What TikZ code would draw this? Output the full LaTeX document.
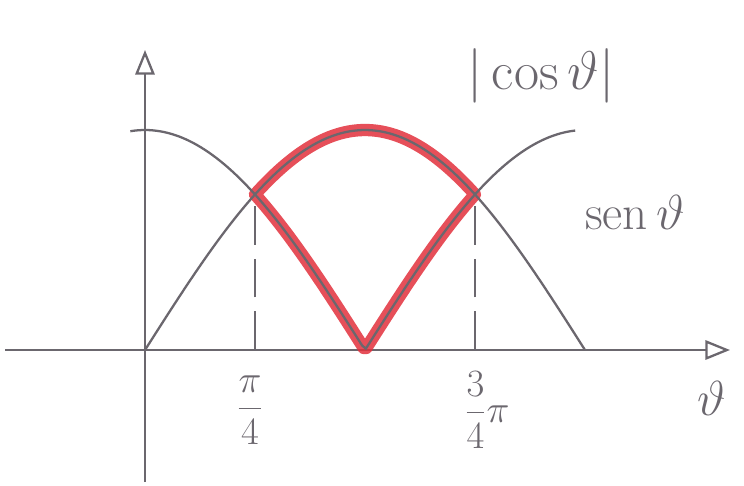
\RequirePackage{fix-cm}
\documentclass[tikz,border=0pt]{standalone}
\usepackage{tikz}
\usetikzlibrary{arrows.meta,positioning}
\usepackage{amsmath,amssymb}
\definecolor{pencil}{HTML}{6B676E}
\definecolor{marker}{HTML}{E2303C}
\tikzset{
  pen/.style={pencil,line width=1.3pt},
  lbl/.style={pencil,font=\fontsize{28}{32}\selectfont},
  frac/.style={pencil,font=\fontsize{22}{26}\selectfont},
}

\begin{document}
\begin{tikzpicture}[x=0.02cm,y=-0.02cm]
  \useasboundingbox (0,0) rectangle (744,485);
  % axes
  \coordinate (xs) at (5,350);
  \coordinate (xe) at (730,350);
  \coordinate (ys) at (145,482);
  \coordinate (ye) at (145,50);
  \draw[pen,-{Triangle[open,length=14pt,width=11pt]}] (xs) -- (xe);
  \draw[pen,-{Triangle[open,length=14pt,width=11pt]}] (ys) -- (ye);
  % region between sin and |cos|
  \draw[marker,line width=7pt,opacity=0.85,line join=round]
    plot[domain=45:135,samples=60] ({145+2.4444*\x},{350-220*sin(\x)})
    -- plot[domain=135:45,samples=90] ({145+2.4444*\x},{350-220*abs(cos(\x))}) -- cycle;
  % curves
  \draw[pen] plot[domain=0:180,samples=100] ({145+2.4444*\x},{350-220*sin(\x)});
  \draw[pen] plot[domain=-6:176,samples=120] ({145+2.4444*\x},{350-220*abs(cos(\x))});
  % crossings
  \coordinate (p1) at (255,{350-220*sin(45)});
  \coordinate (p3) at (475,{350-220*sin(45)});
  \coordinate (b1) at (255,350);
  \coordinate (b3) at (475,350);
  \draw[pen,dash pattern=on 22pt off 8pt] (b1) -- (p1);
  \draw[pen,dash pattern=on 22pt off 8pt] (b3) -- (p3);
  % labels
  \node[frac] (q1) at (250,410) {$\dfrac{\pi}{4}$};
  \node[frac] (q3) at (487,410) {$\dfrac{3}{4}\pi$};
  \node[lbl] (th) at (712,398) {$\vartheta$};
  \node[lbl,font=\fontsize{31}{36}\selectfont] (lc) at (541,76) {$|\cos\vartheta|$};
  \node[lbl] (ls) at (635,212) {$\mathrm{sen}\,\vartheta$};
\end{tikzpicture}
\end{document}
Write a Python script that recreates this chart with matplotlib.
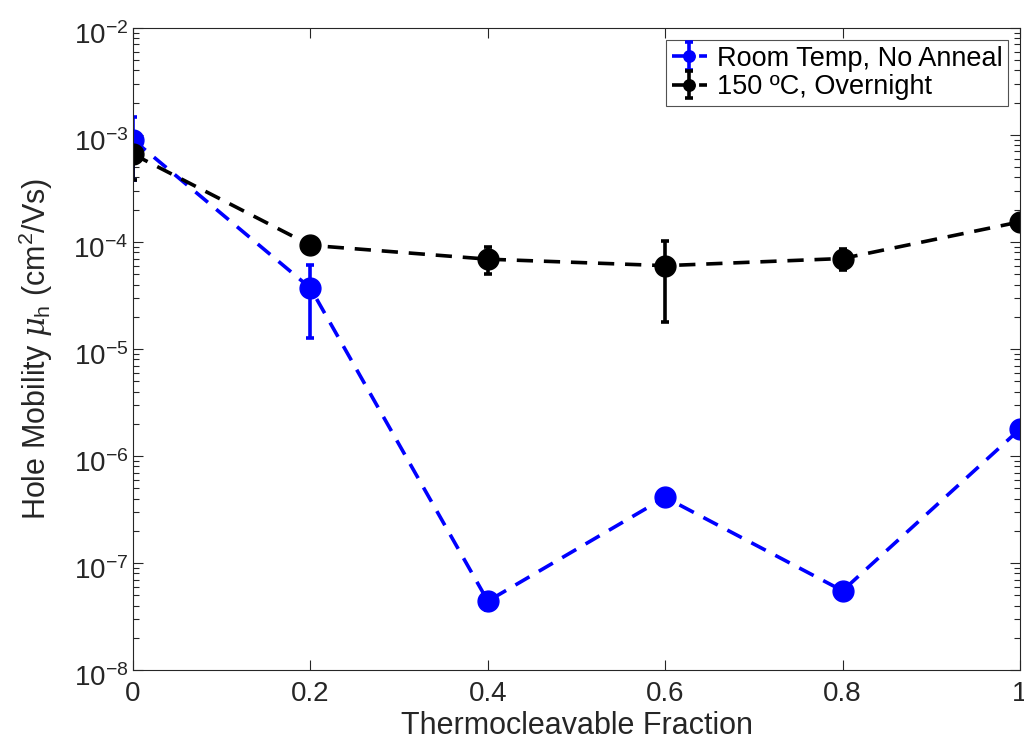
import numpy as np
import matplotlib
matplotlib.use('Agg')
import matplotlib.pyplot as plt
from matplotlib.ticker import LogLocator, FixedLocator, FixedFormatter
from matplotlib.transforms import ScaledTranslation

plt.rcParams['font.family'] = ['Liberation Sans', 'DejaVu Sans']
plt.rcParams['mathtext.fontset'] = 'custom'
plt.rcParams['mathtext.rm'] = 'Liberation Sans'
plt.rcParams['mathtext.it'] = 'DejaVu Serif:italic'

# данные
fraction = [0, 0.2, 0.4, 0.6, 0.8, 1.0]
rt_mu = [9.0e-4, 3.7e-5, 4.4e-8, 4.1e-7, 5.5e-8, 1.78e-6]
rt_lo = [3.8e-4, 1.26e-5, 3.6e-8, 3.8e-7, 5.0e-8, 1.7e-6]
rt_hi = [1.48e-3, 6.1e-5, 5.2e-8, 4.4e-7, 6.0e-8, 1.86e-6]
an_mu = [6.6e-4, 9.3e-5, 6.9e-5, 6.0e-5, 7.0e-5, 1.54e-4]
an_lo = [3.8e-4, 8.8e-5, 5.0e-5, 1.78e-5, 5.5e-5, 1.49e-4]
an_hi = [9.3e-4, 9.8e-5, 8.9e-5, 1.02e-4, 8.6e-5, 1.59e-4]
xtick_labels = ['0', '0.2', '0.4', '0.6', '0.8', '1']

fig = plt.figure(figsize=(10.24, 7.44), dpi=100)
ax = fig.add_axes([0.13, 0.0995, 0.866, 0.863])

rt_err = [np.array(rt_mu) - np.array(rt_lo), np.array(rt_hi) - np.array(rt_mu)]
an_err = [np.array(an_mu) - np.array(an_lo), np.array(an_hi) - np.array(an_mu)]

dash = (0, (4.5, 3))
ax.errorbar(fraction, rt_mu, yerr=rt_err, color='#0000ff', ls=dash, lw=2.6,
            marker='o', ms=15, capsize=3, capthick=2.6, elinewidth=2.6,
            label='Room Temp, No Anneal')
ax.errorbar(fraction, an_mu, yerr=an_err, color='black', ls=dash, lw=2.6,
            marker='o', ms=15, capsize=3, capthick=2.6, elinewidth=2.6,
            label='150 \u00baC, Overnight')

ax.set_yscale('log')
ax.set_xlim(0, 1)
ax.set_ylim(1e-8, 1e-2)
ax.xaxis.set_major_locator(FixedLocator(fraction))
ax.xaxis.set_major_formatter(FixedFormatter(xtick_labels))
ax.yaxis.set_major_locator(LogLocator(base=10, numticks=10))
ax.yaxis.set_minor_locator(LogLocator(base=10, subs=np.arange(2, 10), numticks=20))

ax.tick_params(which='both', direction='in', top=True, right=True, labelsize=20,
               color='#262626', labelcolor='#262626')
ax.tick_params(which='major', length=7, width=0.8)
ax.tick_params(which='minor', length=4, width=0.8)
ax.tick_params(axis='x', pad=8)
for s in ax.spines.values():
    s.set_linewidth(0.8)
    s.set_color('#262626')

# сдвиг подписей оси y чуть вниз, как в оригинале
shift = ScaledTranslation(0, -4 / 72, fig.dpi_scale_trans)
for lbl in ax.get_yticklabels():
    lbl.set_transform(lbl.get_transform() + shift)

ax.set_xlabel('Thermocleavable Fraction', fontsize=22, color='#262626', labelpad=3)
ax.set_ylabel('Hole Mobility $\\mathit{\\mu}_\\mathrm{h}$ (cm$^2$/Vs)', fontsize=22,
              color='#262626', labelpad=13)

leg = ax.legend(loc='upper right', fontsize=19.5, frameon=True, fancybox=False,
                borderaxespad=0.45, handlelength=1.3, handletextpad=0.35,
                borderpad=0.2, labelspacing=0.1, markerscale=0.55)
leg.get_frame().set_edgecolor('#262626')
leg.get_frame().set_linewidth(0.8)

fig.savefig('out.png', dpi=100)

**The exercise**
Extract all lines containing the word "this".

**Task result**
What TikZ code would draw this? Output the full LaTeX document.
Write a Python script that recreates this chart with matplotlib.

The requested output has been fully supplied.